Premium schedules: A 55-year-old couple in the best health, purchasing a pool of benefits that will be worth $333,000 for each in 30 years will pay $3,000 in combined annual premium this year, according to the American Association for Long-Term Care Insurance.

That initial outlay may not sound like much, especially considering that hybrid life insurance products tend to be single-premium — that is, you make one large lump-sum premium payment — or you make a series of payments over five to 10 years.

But don't forget that premium levels for traditional long-term care coverage aren't guaranteed.

"You'll end up in a situation where you need the coverage as you approach the age," said Phil Jackson, senior planner specializing in insurance at ValMark Financial Group.

"You're asking to receive less of a benefit for the same premium or to pay more in order to keep your old benefits," he said.
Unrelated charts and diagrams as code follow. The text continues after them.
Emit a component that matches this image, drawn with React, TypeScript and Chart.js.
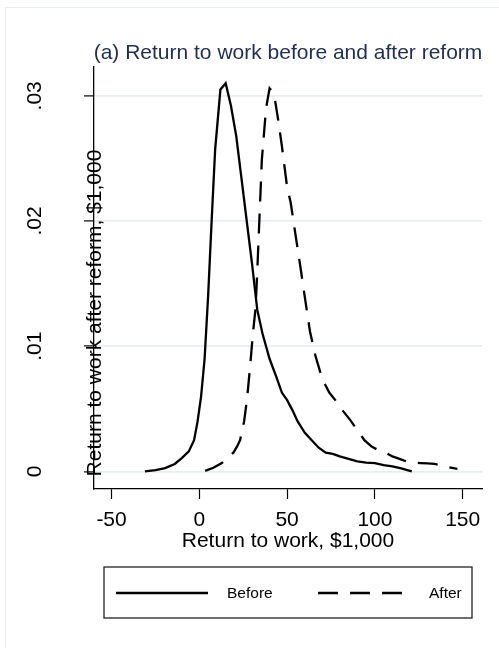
import React, { useEffect, useRef } from "react";
import { Chart, registerables } from "chart.js";

Chart.register(...registerables);

const FONT = "'Liberation Sans', Arial, Helvetica, sans-serif";

const chartTitle = "(a) Return to work before and after reform";
const xAxisTitle = "Return to work, $1,000";
const yAxisTitle = "Return to work after reform, $1,000";
const seriesNames = ["Before", "After"];

const xTicks = [-50, 0, 50, 100, 150];
const yTicks = [0, 0.01, 0.02, 0.03];
const yTickLabels = ["0", ".01", ".02", ".03"];

const beforeX = [-31, -25, -19.5, -14, -10, -6, -3, -1, 1, 3, 5, 7, 9, 12, 15, 18, 21, 24, 27, 30, 33, 36, 40, 44, 47, 50, 53, 56, 60, 64, 68, 72, 76, 80, 85, 90, 95, 100, 105, 110, 115, 121];
const beforeY = [0.0, 0.0001, 0.00027, 0.0006, 0.00107, 0.0016, 0.0025, 0.004, 0.006, 0.009, 0.014, 0.02, 0.0257, 0.0305, 0.031, 0.0292, 0.0268, 0.0234, 0.02, 0.0166, 0.0129, 0.011, 0.009, 0.0075, 0.0063, 0.0057, 0.0049, 0.004, 0.0031, 0.0025, 0.0019, 0.0015, 0.0014, 0.0012, 0.001, 0.0008, 0.0007, 0.00067, 0.0005, 0.0004, 0.00025, 0.0];

const afterX = [3.3, 8, 12.8, 16, 19.4, 21.5, 23.2, 25.5, 27.1, 29, 30.5, 32, 33, 35.6, 38, 40, 42.5, 45, 47, 50, 52, 55, 57.5, 60, 63, 66, 70, 74, 78, 82, 86, 90, 94, 98, 102, 106, 110, 114, 118, 122, 126, 130, 134, 140, 147];
const afterY = [0.00005, 0.0003, 0.00067, 0.0011, 0.0015, 0.002, 0.0025, 0.004, 0.0057, 0.0085, 0.011, 0.013, 0.016, 0.0249, 0.029, 0.0306, 0.0302, 0.028, 0.026, 0.0227, 0.0215, 0.0187, 0.0164, 0.014, 0.0112, 0.0093, 0.0074, 0.0063, 0.0056, 0.0048, 0.0041, 0.0033, 0.0025, 0.002, 0.0017, 0.0015, 0.0012, 0.001, 0.0008, 0.0007, 0.00067, 0.00065, 0.0006, 0.0004, 0.0002];

const DASH = [20, 12];

const overlayPlugin = {
  id: "stataOverlay",
  afterDraw(chart: any) {
    const ctx = chart.ctx;
    const area = chart.chartArea;
    ctx.save();
    // chart title
    ctx.font = `21px ${FONT}`;
    ctx.fillStyle = "#1e2d55";
    ctx.textAlign = "center";
    ctx.textBaseline = "alphabetic";
    ctx.fillText(chartTitle, (area.left + area.right) / 2, 58.5);

    // y-axis title (rotated, overlapping axis as in reference)
    ctx.save();
    ctx.translate(100.5, 313);
    ctx.rotate(-Math.PI / 2);
    ctx.fillStyle = "#000";
    ctx.textAlign = "center";
    ctx.textBaseline = "alphabetic";
    ctx.fillText(yAxisTitle, 0, 0);
    ctx.restore();

    // legend box
    const bx = 104, by = 567, bw = 368, bh = 51;
    ctx.strokeStyle = "#222";
    ctx.lineWidth = 1.3;
    ctx.strokeRect(bx, by, bw, bh);
    const ly = 593;
    ctx.strokeStyle = "#000";
    ctx.lineWidth = 2.3;
    ctx.setLineDash([]);
    ctx.beginPath();
    ctx.moveTo(116, ly);
    ctx.lineTo(208, ly);
    ctx.stroke();
    ctx.setLineDash(DASH);
    ctx.beginPath();
    ctx.moveTo(318, ly);
    ctx.lineTo(402, ly);
    ctx.stroke();
    ctx.setLineDash([]);
    ctx.font = `15.5px ${FONT}`;
    ctx.fillStyle = "#000";
    ctx.textAlign = "left";
    ctx.textBaseline = "middle";
    ctx.fillText(seriesNames[0], 227, ly + 1);
    ctx.fillText(seriesNames[1], 429, ly + 1);
    ctx.restore();
  },
};

export default function App() {
  const ref = useRef<HTMLCanvasElement | null>(null);

  useEffect(() => {
    if (!ref.current) return;
    Chart.defaults.font.family = FONT;
    Chart.defaults.color = "#000";
    const chart = new Chart(ref.current, {
      type: "scatter",
      data: {
        datasets: [
          {
            label: seriesNames[0],
            data: beforeX.map((x, i) => ({ x, y: beforeY[i] })),
            showLine: true,
            borderColor: "#000",
            borderWidth: 2.3,
            pointRadius: 0,
            tension: 0,
          },
          {
            label: seriesNames[1],
            data: afterX.map((x, i) => ({ x, y: afterY[i] })),
            showLine: true,
            borderColor: "#000",
            borderWidth: 2.3,
            borderDash: DASH,
            pointRadius: 0,
            tension: 0,
          },
        ],
      },
      options: {
        animation: false,
        responsive: false,
        maintainAspectRatio: false,
        devicePixelRatio: 1,
        layout: { padding: { top: 67, right: 17, left: 0, bottom: 94 } },
        plugins: {
          legend: { display: false },
          title: { display: false },
          tooltip: { enabled: false },
        },
        scales: {
          x: {
            type: "linear",
            min: -60,
            max: 161,
            afterBuildTicks: (s: any) => {
              s.ticks = xTicks.map((v) => ({ value: v }));
            },
            afterFit: (s: any) => {
              s.height = 648 - 94 - 489;
            },
            ticks: {
              font: { size: 21, family: FONT },
              color: "#000",
              padding: 9,
              maxRotation: 0,
              minRotation: 0,
              callback: (v: any) => String(v),
            },
            grid: {
              drawOnChartArea: false,
              drawTicks: true,
              tickLength: 10,
              tickColor: "#000",
              tickWidth: 1.2,
            },
            border: { display: true, color: "#000", width: 1.3 },
            title: {
              display: true,
              text: xAxisTitle,
              font: { size: 21, family: FONT },
              color: "#000",
              padding: 0,
            },
          },
          y: {
            type: "linear",
            min: -0.0014,
            max: 0.0323,
            afterBuildTicks: (s: any) => {
              s.ticks = yTicks.map((v) => ({ value: v }));
            },
            afterFit: (s: any) => {
              s.width = 94;
            },
            ticks: {
              font: { size: 21, family: FONT },
              color: "#000",
              padding: 34,
              minRotation: 90,
              maxRotation: 90,
              crossAlign: "center",
              callback: (v: any) => {
                const i = yTicks.findIndex((t) => Math.abs(t - v) < 1e-9);
                return i >= 0 ? yTickLabels[i] : "";
              },
            },
            grid: {
              color: "#e6eef1",
              lineWidth: 1.8,
              drawTicks: true,
              tickLength: 10,
              tickColor: "#000",
              tickWidth: 1.2,
            },
            border: { display: true, color: "#000", width: 1.3 },
          },
        },
      },
      plugins: [overlayPlugin],
    } as any);
    return () => chart.destroy();
  }, []);

  return (
    <div style={{ position: "absolute", left: 0, top: 0, width: 499, height: 648, background: "#fff" }}>
      <div
        style={{
          position: "absolute",
          left: 5,
          top: 7,
          width: 520,
          height: 700,
          borderLeft: "1.5px solid #e6eef1",
          borderTop: "1.5px solid #e6eef1",
        }}
      />
      <canvas
        ref={ref}
        width={499}
        height={648}
        style={{ position: "absolute", left: 0, top: 0, width: 499, height: 648 }}
      />
    </div>
  );
}
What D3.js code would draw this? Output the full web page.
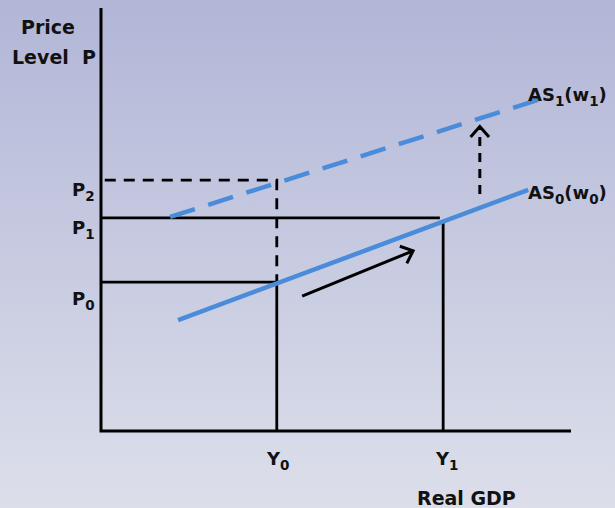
<!DOCTYPE html>
<html><head><meta charset="utf-8">
<script src="https://cdn.jsdelivr.net/npm/d3@7"></script>
<style>html,body{margin:0;padding:0;overflow:hidden}</style>
</head><body>
<script>
// Data (abstract units 0..100)
const yLabels = ["Y0", "Y1"];
const yValues = [37.4, 72.8];          // real GDP positions
const pLabels = ["P0", "P1", "P2"];
const pValues = [35.2, 50.4, 59.3];    // price levels
const as0 = [[16.4, 26.2], [90.9, 57.0]];
const as1 = [[14.7, 50.6], [93.6, 78.5]];
const p1LineEnd = 72.1;
const moveArrow = [[42.8, 31.9], [66.4, 42.6]];
const shiftArrow = [[80.6, 56.0], [80.6, 72.0]];

const W = 615, H = 508;
const x = d3.scaleLinear().domain([0, 100]).range([101, 571]);
const y = d3.scaleLinear().domain([0, 100]).range([431, 8]);

const svg = d3.select("body").append("svg").attr("width", W).attr("height", H);
const defs = svg.append("defs");
const g = defs.append("linearGradient").attr("id", "bg").attr("x1", 0).attr("y1", 0).attr("x2", 0).attr("y2", 1);
g.append("stop").attr("offset", "0%").attr("stop-color", "#b2b6d7");
g.append("stop").attr("offset", "100%").attr("stop-color", "#dcdfea");
svg.append("rect").attr("width", W).attr("height", H).attr("fill", "url(#bg)");

const font = "'DejaVu Sans', Verdana, sans-serif";
const blue = "#4a8cda";
const line = d3.line().x(d => x(d[0])).y(d => y(d[1]));

// axes
svg.append("path").attr("d", line([[0, 100], [0, 0], [100, 0]]))
  .attr("fill", "none").attr("stroke", "#000").attr("stroke-width", 3);

// guide lines
const solid = (pts, dash) => svg.append("path").attr("d", line(pts)).attr("fill", "none")
  .attr("stroke", "#000").attr("stroke-width", 2.8).attr("stroke-dasharray", dash || null);
const as0At = xv => as0[0][1] + (as0[1][1] - as0[0][1]) * (xv - as0[0][0]) / (as0[1][0] - as0[0][0]);
solid([[0, pValues[0]], [yValues[0], pValues[0]], [yValues[0], 0]]);
solid([[0, pValues[1]], [p1LineEnd, pValues[1]]]);
solid([[yValues[1], as0At(yValues[1])], [yValues[1], 0]]);
solid([[0.8, pValues[2]], [yValues[0], pValues[2]], [yValues[0], pValues[0]]], "11,8");

// AS curves
svg.append("path").attr("d", line(as0)).attr("stroke", blue).attr("stroke-width", 4.5).attr("fill", "none");
svg.append("path").attr("d", line(as1)).attr("stroke", blue).attr("stroke-width", 4.5).attr("fill", "none")
  .attr("stroke-dasharray", "26,14");

// arrows
function arrow(pts, dash) {
  const [a, b] = pts;
  const x1 = x(a[0]), y1 = y(a[1]), x2 = x(b[0]), y2 = y(b[1]);
  svg.append("line").attr("x1", x1).attr("y1", y1).attr("x2", x2).attr("y2", y2)
    .attr("stroke", "#000").attr("stroke-width", 3).attr("stroke-dasharray", dash || null);
  const ang = Math.atan2(y2 - y1, x2 - x1), L = 14, sp = 0.72;
  const h1 = [x2 - L * Math.cos(ang - sp), y2 - L * Math.sin(ang - sp)];
  const h2 = [x2 - L * Math.cos(ang + sp), y2 - L * Math.sin(ang + sp)];
  svg.append("path").attr("d", `M${h1}L${x2},${y2}L${h2}`).attr("fill", "none")
    .attr("stroke", "#000").attr("stroke-width", 3);
}
arrow(moveArrow);
arrow(shiftArrow, "9,7");

// text helpers
function label(px, py, main, sub, rest, size) {
  size = size || 18;
  const t = svg.append("text").attr("x", px).attr("y", py).attr("font-family", font)
    .attr("font-weight", "bold").attr("font-size", size).attr("fill", "#111");
  t.append("tspan").text(main);
  if (sub) t.append("tspan").attr("dy", 5).attr("font-size", size * 0.75).text(sub);
  if (rest) {
    t.append("tspan").attr("dy", -5).text(rest[0]);
    if (rest[1]) t.append("tspan").attr("dy", 5).attr("font-size", size * 0.75).text(rest[1]);
    if (rest[2]) t.append("tspan").attr("dy", -5).text(rest[2]);
  }
  return t;
}
svg.append("text").attr("x", 48).attr("y", 34).attr("text-anchor", "middle").attr("font-family", font)
  .attr("font-weight", "bold").attr("font-size", 19).attr("fill", "#111").text("Price");
svg.append("text").attr("x", 12).attr("y", 64).attr("font-family", font)
  .attr("font-weight", "bold").attr("font-size", 19).attr("fill", "#111").attr("xml:space", "preserve").text("Level  P");

const pY = [305, 234, 196];
pLabels.forEach((l, i) => label(72, pY[i], l[0], l[1]));
const yX = [267, 436];
yLabels.forEach((l, i) => label(yX[i], 465, l[0], l[1]));
label(528, 101, "AS", "1", ["(w", "1", ")"], 18);
label(528, 199, "AS", "0", ["(w", "0", ")"], 18);
svg.append("text").attr("x", 417).attr("y", 505).attr("font-family", font)
  .attr("font-weight", "bold").attr("font-size", 19).attr("fill", "#111").text("Real GDP");
</script>
</body></html>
Benefit payouts: Clients were once able to purchase traditional long-term care insurance that would allow them to claim benefits for an unlimited period.

These days, the benefit offered is typically between three to five years of care, subject to daily or monthly maximums, said Derek Holman, a CFP and managing director of EP Wealth Advisors.

One question I get all the time is, 'Should I buy long-term care insurance or self-insure?'
Thomas J. Henske
partner at Lenox Advisors

In comparison, monthly maximums may come into play with hybrid life insurance. However, the cash you receive comes from the acceleration of your policy's death benefit.

This way, money you use when you go on claim will reduce the proceeds your heirs will receive when you die.

Use it or lose it: One of the downsides of traditional long-term care insurance is that unless you go on claim, you've pretty much given your money irrevocably to the insurer.

"They perceive the premiums to be a waste because they think it will never happen to them," Henske said.

Hybrid life insurance addresses that "use it or lose it" worry by giving clients options.

Generally, you can go on claim if you're unable to perform at least two activities of daily living (such as dressing or bathing); your heirs can receive death benefit proceeds if you die; or you'll get some money back if you decide you no longer want the policy and surrender it to the insurer.

Always start with a plan: Regardless of whether you buy insurance, you'll need a plan to address your long-term care needs.

Work with your advisor to hash out how you would like to receive care, get your powers of attorney for health and finances together, and collaborate to find the best way to pay for your long-term care costs.